Secara teoritis, putusan ini memperlihatkan penerapan prinsip dualitas antara substansi dan bentuk kontrak. Hukum perdata tidak membatasi bentuk kontrak, tetapi menilai isinya secara mendalam. Jika isi perjanjian mengandung ketimpangan, memanipulasi keadaan, atau menyelundupkan kepemilikan lewat jalur yang melanggar asas peradilan, maka bentuk sah tidak menyelamatkan isi yang cacat. Ini sejalan dengan teori keadilan kontraktual dari Fried dan Collins yang menekankan bahwa keabsahan kontrak tak cukup dilihat dari konsensus, tetapi juga dari proses dan akibatnya.

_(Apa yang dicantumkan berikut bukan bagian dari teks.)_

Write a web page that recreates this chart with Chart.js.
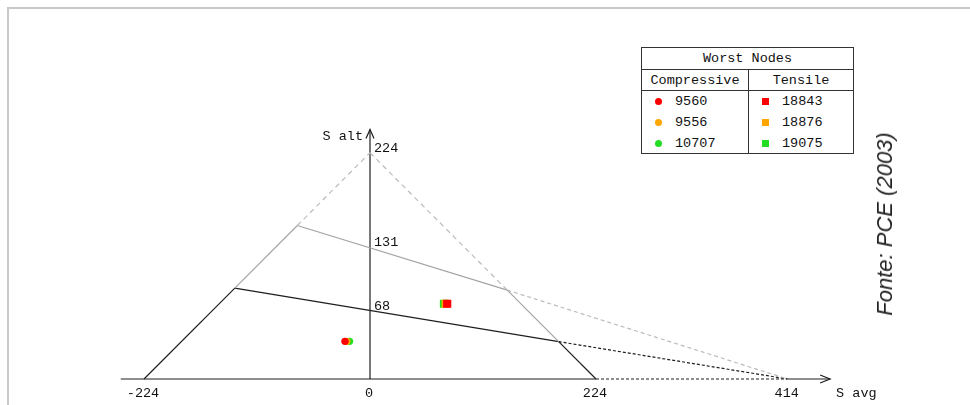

Melalui pembatalan akta PPJB dan pengosongan rumah, dan sekaligus penguatan terhadap akta pengakuan hutang, Mahkamah Agung membangun keseimbangan yang adil: hak kreditur untuk menagih tetap diakui, namun cara untuk menagih tidak boleh menyimpang dari hukum.

Penutup

Putusan-putusan Mahkamah Agung yang telah diuraikan menunjukkan, hukum Indonesia tidak membiarkan milik beding merajalela. Dalam setiap klausul yang tersembunyi, setiap kuasa jual yang bersayap, dan setiap akta jual beli yang dibuat dalam tekanan, hukum hadir untuk membongkar lapisan-lapisan ketidakadilan.

Hukum tidak pernah berniat untuk memenangkan yang kuat semata. Ia berdiri untuk menjaga yang lemah agar tidak dikalahkan oleh akta, surat kuasa, atau janji palsu yang dibuat dalam situasi terdesak. Karena hukum yang adil bukanlah yang memenangkan akal-akalan, melainkan yang menyelamatkan martabat manusia.